"Work Is A Four-Letter Word"
(Woolfenden/Black)

 

This Cilla Black cover was recorded at the Smiths' final session, in May 1987 at Firehouse Studios, Streatham (London), with producer Grant Showbiz. The recording was mixed by Stephen Street before being released.

 

full single version {2:45}
• 12" and cassette-single of "Girlfriend In A Coma"
"Stop Me If You Think You've Heard This One Before" Germany 12" and cd-single, and Japan cd-single
"Handsome Devils", a French giveaway cd-EP
"Sweet And Tender Hooligan" single, all formats
single edit {2:09}
• 7" single of "Girlfriend In A Coma"

 

This song has never been performed specifically for radio or television.

 

This song has never been done live, either by the Smiths or Morrissey.

 

No demos or studio outtakes of this song have leaked to the general public at this point in time.

 

Quotes

"'Work Is A Four Letter Word' I hated.
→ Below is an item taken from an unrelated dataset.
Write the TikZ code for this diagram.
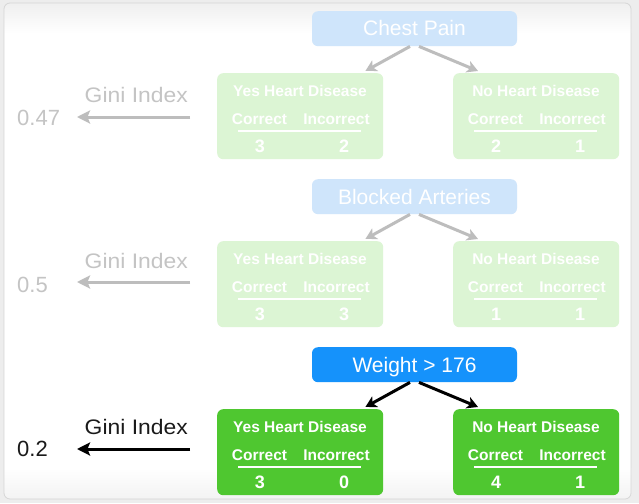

That was the last straw, really. I didn't form a group to perform Cilla Black songs. That's the main thing."
- Johnny Marr, Record Collector, November/December 1992

"I thought it was an amusing song. I think I was the only member of the Smiths who actually did. I thought it was quite funny and very throwaway, and a bit of a tease really. I wasn't attempting to produce a great piece of Gothic Art, it was just a taunting little number. I even got the words wrong, accidentally. (...) It was very instrumental in breaking up the Smiths but what care I? Cilla Black, unbeknown to herself, actually broke the Smiths up... which is pretty much to her credit."
- Morrissey, Brit Girls documentary first broadcast in November 1997

"Everything has its place and its reason. Certainly, the early Smiths covers, for example 'Work is a four-letter word' and 'Golden lights' were done as acts of playful perversity - they weren't meant to be groundbreaking miracles of sound. And that's usually how it is, just a matter of throwing something unexpected into the mix."